When Financing Invades Our Worship

Beauty loses to this lack of foundation and thought in order to chase results. I notice often that churches will borrow a song from a movement that has an opposing theology. Let’s say it’s like a Reformed Presbyterian singing songs from a Wesleyan tradition because it moves their people or it has popularity with larger or growing churches. How important is our theological, historical and local identity to our worship expression? Or, are we looking for exterior cues that tell us people are worshipping? Where are the songs birthed that we sing at our church? Are they chosen because they have populous appeal or is there a values filter in place?

Whatever happened to making praise glorious?

I love the Psalmist’s charge to “make his praise glorious” where beauty is called into action. If we pride ourselves on a puritan austerity, we miss even our own American history in worship. Puritans dressed plainly because they were outlandish and Rococo-like in their everyday dress. Coming to church humbly was in order. Beauty is not then necessarily about extravagance. It may come with restraint if our culture is over-kill which it may actually be. These same Puritans wrote some of the most beautiful prayers of confession. I’m grateful to a friend who years ago introduced me to a book of their prayers.

Regardless, the idea of Sunday’s-best dress can and should go both ways. Sacred worship requires us to value the otherness of worship set apart for God. If we are in plain work clothes all week, why not dress up? Why not use color lights and haze machines? Why not take people to a modern cathedral-like encounter with God. If the “why” is part of making praise glorious to glorify God, then we should value and measure that as well.

Even though our culture is often extravagant, we should be intentional. And, we should also be watchful to not be so austere to not spend on beauty with intentionality. The woman who anointed the feet of Jesus with her perfume—a full year’s wage—did so with intentionality and humility. Her expenditure was more like the puritan prayers that were carefully crafted than haphazard use of haze machines, lights or gimmicky backdrops.

Do we inadvertently put the stage above the table?

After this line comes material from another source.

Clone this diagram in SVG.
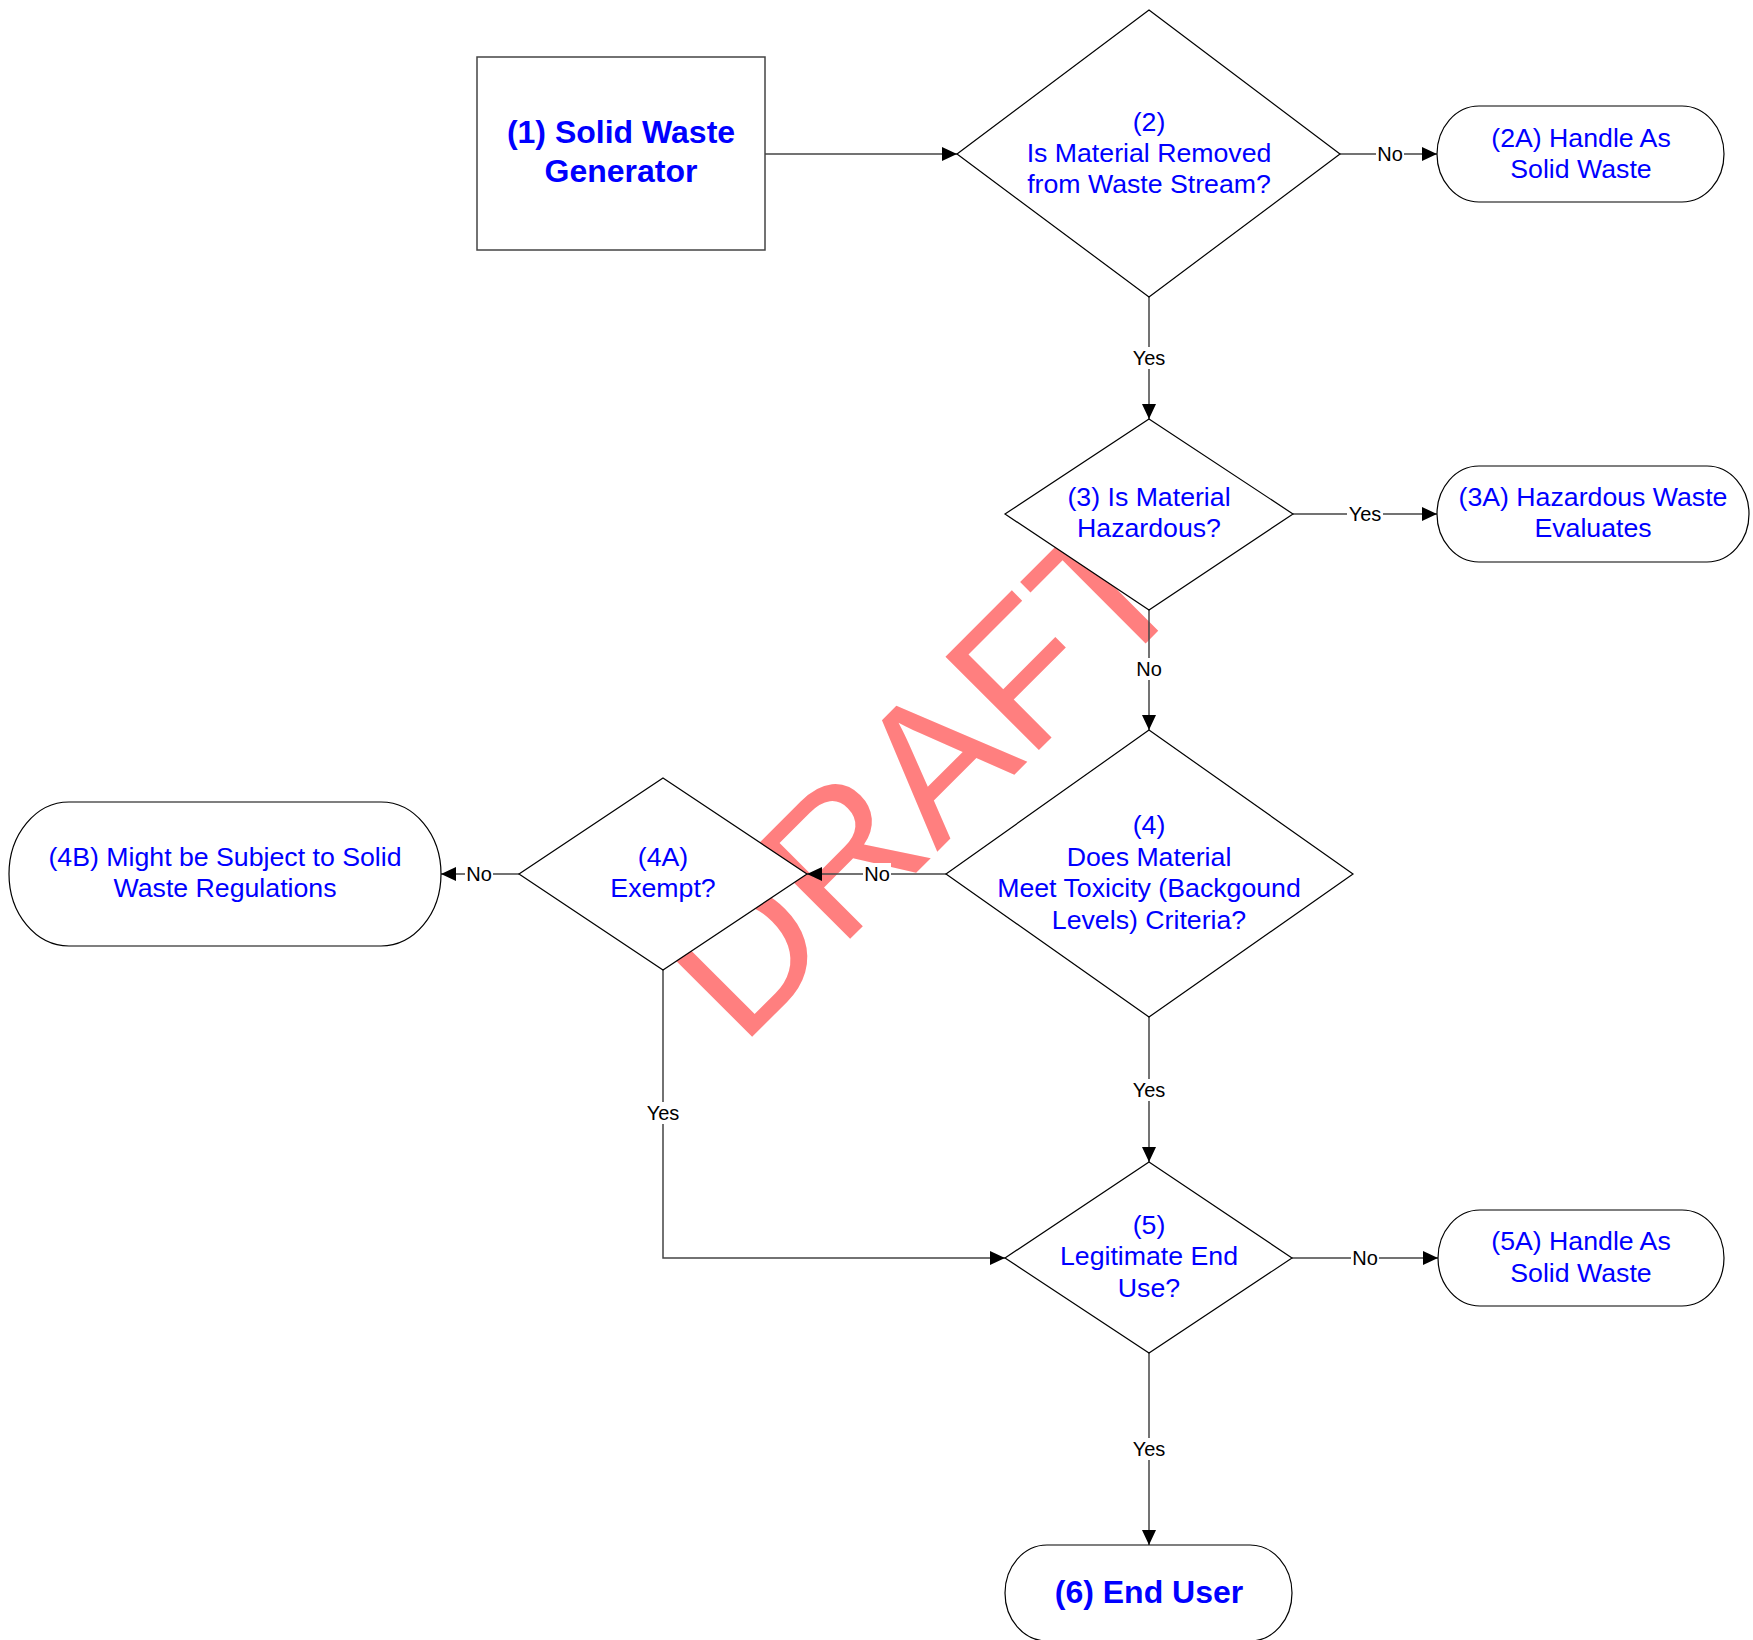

But, it’s all about the context. The idea of a stage is to present something to an audience. Worship is more like a table and a meal than a show. It is about all being participants—even if there are differing roles. If you spend a lot on a meal and make it beautiful, you have a celebration. Our Jesus invites us to be with him at a table, not as attendees of a production. Having the medium of a stage then is a problem if only if we think it’s about the stage.

Even the best secular performers can make you feel at home. I have yet to see the Boss—Bruce Springsteen—live in concert. However, friends who have gone over the years and articles of critics all seem to say the same thing. As even his videos seem to present, the audience is brought into a near-religious fervor. The antiphonal riffs with the band and the crowd were like being in a gospel service in his shows.

The stage can be a valid worship medium—if the table is still what is valued, measured and raised. The idea of being with Jesus transcends the literal table, even though there something historically important about a visible altar in church. If the value is on Christ as the center and we at his table, the transcendent beauty of being in Christ’s presence results. Utility drives us to the numbers and even the ecstatic reaction we might get with a crowd. It is possible to program “experiences”—look at Disney or watch Cold Play do a show. Putting on a meal lasts beyond the moment as it actually feeds us.

Just to recap, here are ways to deal with the invasion of the bottom line in our worship.

Decide why you do music in church. Then choose what you do. Is marketing your goal? Is discipleship your goal? The why matters before the how.

Define “guard rails” based on your values. What values would you be willing to “lose” to keep?

Defend beauty in worship. Is it about being impressive or expressive? Making praise glorious means it’s not just a fad.

Dine together in worship. Instead of presenting an experience from a stage, how about sharing a meal with Christ present?